Kern- und Teilchenphysik ERC Advanced Grant für Erforschung der Starken Wechselwirkung
Dass die Teilchen im Inneren von Atomkernen zusammenhalten, betrachten wir oft als selbstverständlich. Dabei sind die Wechselwirkungen zwischen den Kernteilchen weitestgehend unverstanden.
Die Kräfte im Inneren von Atomkernen zu verstehen ist das Ziel von Prof. Dr. Evgeny Epelbaum. Für seine theoretische Forschung in der Kern- und Teilchenphysik erhält der Bochumer Wissenschaftler einen Advanced Grant des Europäischen Forschungsrats (European Research Council, ERC). Im Projekt „Nuclear Theory from First Principles“ will der Inhaber des Lehrstuhls für Theoretische Physik, insbesondere Hadronen- und Teilchenphysik, der Ruhr-Universität Bochum (RUB) mit theoretischen Methoden die Kräfte beschreiben, die zwischen drei Kernteilchen wirken. Der Grant ist mit 2,5 Millionen Euro dotiert.

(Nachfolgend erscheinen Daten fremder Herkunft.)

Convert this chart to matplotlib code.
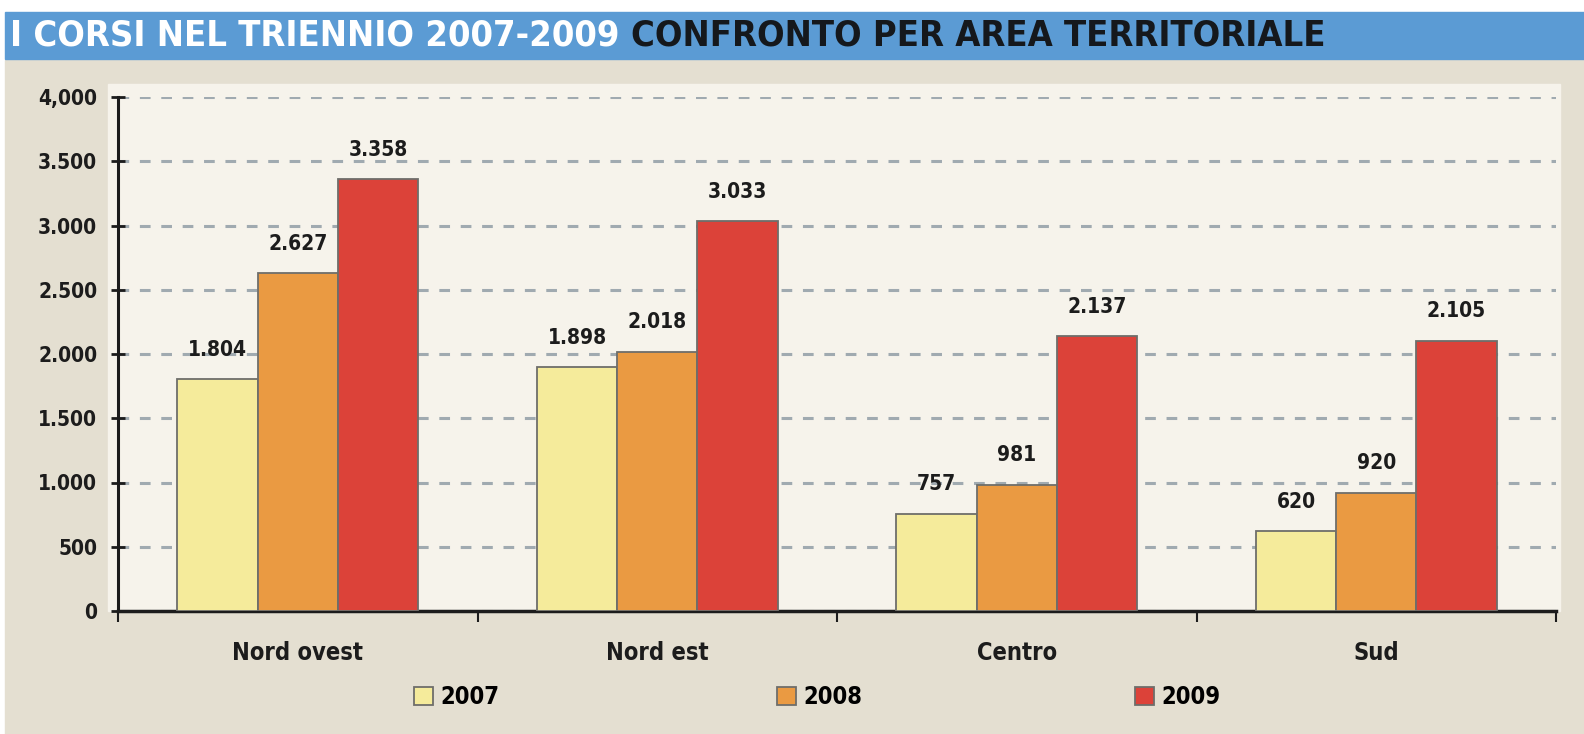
import matplotlib
matplotlib.use("Agg")
import matplotlib.pyplot as plt
import numpy as np
from matplotlib.patches import Rectangle

areas = ["Nord ovest", "Nord est", "Centro", "Sud"]
years = ["2007", "2008", "2009"]
v2007 = [1804, 1898, 757, 620]
v2008 = [2627, 2018, 981, 920]
v2009 = [3358, 3033, 2137, 2105]
yticks = [0, 500, 1000, 1500, 2000, 2500, 3000, 3500, 4000]
ytick_labels = ["0", "500", "1.000", "1.500", "2.000", "2.500", "3.000", "3.500", "4,000"]

colors = ["#f5eb9b", "#ea9a42", "#dc4239"]
edge = "#6e6e6a"
bg = "#e4dfd1"
panel = "#f6f3eb"
bar_blue = "#5b9bd4"
ink = "#1c1c1c"

plt.rcParams["font.family"] = ["DejaVu Sans"]
plt.rcParams["font.stretch"] = "condensed"

W, H = 1584, 734
fig = plt.figure(figsize=(W / 100, H / 100), dpi=100, facecolor="white")


def fr(x0, y0, x1, y1):
    return (x0 / W, 1 - y1 / H), (x1 - x0) / W, (y1 - y0) / H


xy, w, h = fr(5, 60, W, H)
fig.patches.append(Rectangle(xy, w, h, transform=fig.transFigure, color=bg, zorder=-3))
xy, w, h = fr(5, 12, W, 59)
fig.patches.append(Rectangle(xy, w, h, transform=fig.transFigure, color=bar_blue, zorder=-3))
xy, w, h = fr(108, 84, 1560, 611)
fig.patches.append(Rectangle(xy, w, h, transform=fig.transFigure, color=panel, zorder=-2))

t1 = fig.text(10 / W, 1 - 36 / H, "I CORSI NEL TRIENNIO 2007-2009 ", color="white",
              fontsize=26, fontweight="bold", va="center", ha="left")
fig.canvas.draw()
bb = t1.get_window_extent()
fig.text(bb.x1 / W, 1 - 36 / H, "CONFRONTO PER AREA TERRITORIALE", color="#15181c",
         fontsize=26, fontweight="bold", va="center", ha="left")

left, right, bottom, top = 118, 1556, 611, 97
ax = fig.add_axes([left / W, 1 - bottom / H, (right - left) / W, (bottom - top) / H])
ax.set_facecolor("none")
ax.set_zorder(2)

x = np.arange(len(areas))
bw = 0.223
for i, (vals, c) in enumerate(zip([v2007, v2008, v2009], colors)):
    pos = x + (i - 1) * bw
    ax.bar(pos, vals, width=bw, color=c, edgecolor=edge, linewidth=1.3, zorder=3, label=years[i])
    for p, v in zip(pos, vals):
        ax.annotate(f"{v / 1000:.3f}" if v >= 1000 else str(v), (p, v), xytext=(0, 14),
                    textcoords="offset points", ha="center", va="bottom",
                    fontsize=15, fontweight="bold", color=ink, zorder=4)

ax.set_xlim(-0.5, 3.5)
ax.set_ylim(0, 4000)
ax.set_yticks(yticks)
ax.set_yticklabels(ytick_labels)
ax.set_xticks(np.arange(-0.5, 4, 1))
ax.set_xticklabels([])
ax.tick_params(axis="y", direction="inout", length=10, width=2, color=ink,
               labelsize=15, labelcolor=ink, pad=10)
ax.tick_params(axis="x", direction="out", length=8, width=1.5, color=ink)
for lab in ax.get_yticklabels():
    lab.set_fontweight("bold")
for i, a in enumerate(areas):
    ax.text(i, -330, a, ha="center", va="center", fontsize=17, fontweight="bold", color=ink)

ax.yaxis.grid(True, linestyle=(0, (3.5, 3.5)), color="#a0aab0", linewidth=2.2, zorder=1)
ax.set_axisbelow(True)
for s in ["top", "right"]:
    ax.spines[s].set_visible(False)
ax.spines["left"].set_linewidth(2.2)
ax.spines["left"].set_color(ink)
ax.spines["bottom"].set_linewidth(2.5)
ax.spines["bottom"].set_color(ink)

handles, labels = ax.get_legend_handles_labels()
for hnd, lab, lx in zip(handles, labels, [414, 777, 1135]):
    fig.legend([hnd], [lab], loc="center left", bbox_to_anchor=(lx / W, 1 - 697 / H),
               frameon=False, handlelength=0.8, handleheight=0.8,
               handletextpad=0.3, borderaxespad=0, borderpad=0,
               prop={"weight": "bold", "size": 17, "stretch": "condensed"})

fig.savefig("out.png", dpi=100, facecolor=fig.get_facecolor())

Starke Wechselwirkung hält Kernteilchen zusammen
„Mehr als 99,9 Prozent der Masse im sichtbaren Universum sind in den Atomkernen konzentriert“, sagt Evgeny Epelbaum. Diese bestehen aus Protonen und Neutronen, die zusammen auch als Nukleonen bezeichnet werden. Die Nukleonen wiederum sind aus noch kleineren Bausteinen, den Quarks und Gluonen, aufgebaut. Zwischen diesen wirkt die sogenannte Starke Wechselwirkung, eine Fundamentalkraft, die für den Zusammenhalt der Quarks und Gluonen im Inneren von Nukleonen sorgt und ihre Eigenschaften bestimmt. Die Starke Wechselwirkung tritt aber nicht nur zwischen Quarks und Gluonen innerhalb eines Nukleons auf. Sie wirkt auch zwischen den Bausteinen verschiedener Nukleonen. Damit ist die Starke Wechselwirkung auch für die Kräfte zwischen Kernteilchen verantwortlich.
„Wenn wir in der Lage sein wollen, die Eigenschaften von Atomkernen vorherzusagen, beispielsweise ihre Masse oder die Ladungsverteilung, dann müssen wir die Wechselwirkung zwischen Nukleonen verstehen“, beschreibt Epelbaum. „Dabei geht es auch um fundamentale Fragen, etwa wie die Elemente des Universums entstehen oder wie sich Sterne entwickeln.“
Bislang nur Zusammenspiel zweier Nukleonen verstanden
Paarweise Wechselwirkungen zwischen zwei Nukleonen sind bereits relativ gut verstanden. Somit können Physiker beschreiben, was im Inneren des einfachsten Atomkerns – bestehend aus zwei Nukleonen – vor sich geht. Ganz anders sieht es aus, wenn man kompliziertere Atomkerne bestehend aus drei oder mehr Nukleonen betrachtet. Hier geben die Wechselwirkungen bislang Rätsel auf. „Selbst für Systeme aus nur drei Nukleonen gibt es große Unterschiede zwischen experimentellen Befunden und theoretischen Vorhersagen“, schildert Evgeny Epelbaum.
An dieser Stelle setzt die Forschung im Rahmen seines ERC Advanced Grants an. Epelbaum will mit seinem Team die Kräfte beschreiben, die in einem System aus drei und mehr Nukleonen wirken. Dazu nutzen die Wissenschaftlerinnen und Wissenschaftler einen theoretischen Zugang, der als effektive Feldtheorie bekannt ist und in der Teilchenphysik eine breite Anwendung findet. Mit diesem Ansatz hat die Bochumer Gruppe in der Vergangenheit bereits präzise die Wechselwirkungen zwischen zwei Nukleonen beschrieben. Nun wollen sie den Ansatz auf Drei-Teilchen-Kräfte übertragen.
Diskrepanz zwischen Theorie und Experiment auflösen
Mithilfe der im Rahmen des ERC Grants entwickelten Theorie will das Team außerdem die vorhandenen experimentellen Daten für das Drei-Nukleonen-System analysieren, mit dem Ziel, die Diskrepanzen zwischen Theorie und Experiment aufzulösen. Des Weiteren sind numerische Simulationen für komplexere nukleare Systeme geplant, die aus noch mehr Teilchen bestehen, um Zusammenhänge zwischen den Kernkräften und ihre Eigenschaften zu ergründen. Solche Simulationen erlauben auch Einblicke in Bereiche, die keiner experimentellen Untersuchung zugänglich sind. So lässt sich beispielsweise erforschen, wie die Eigenschaften von Atomkernen oder Prozesse in den Sternen von Naturkonstanten – wie der Masse der Quarks – abhängen.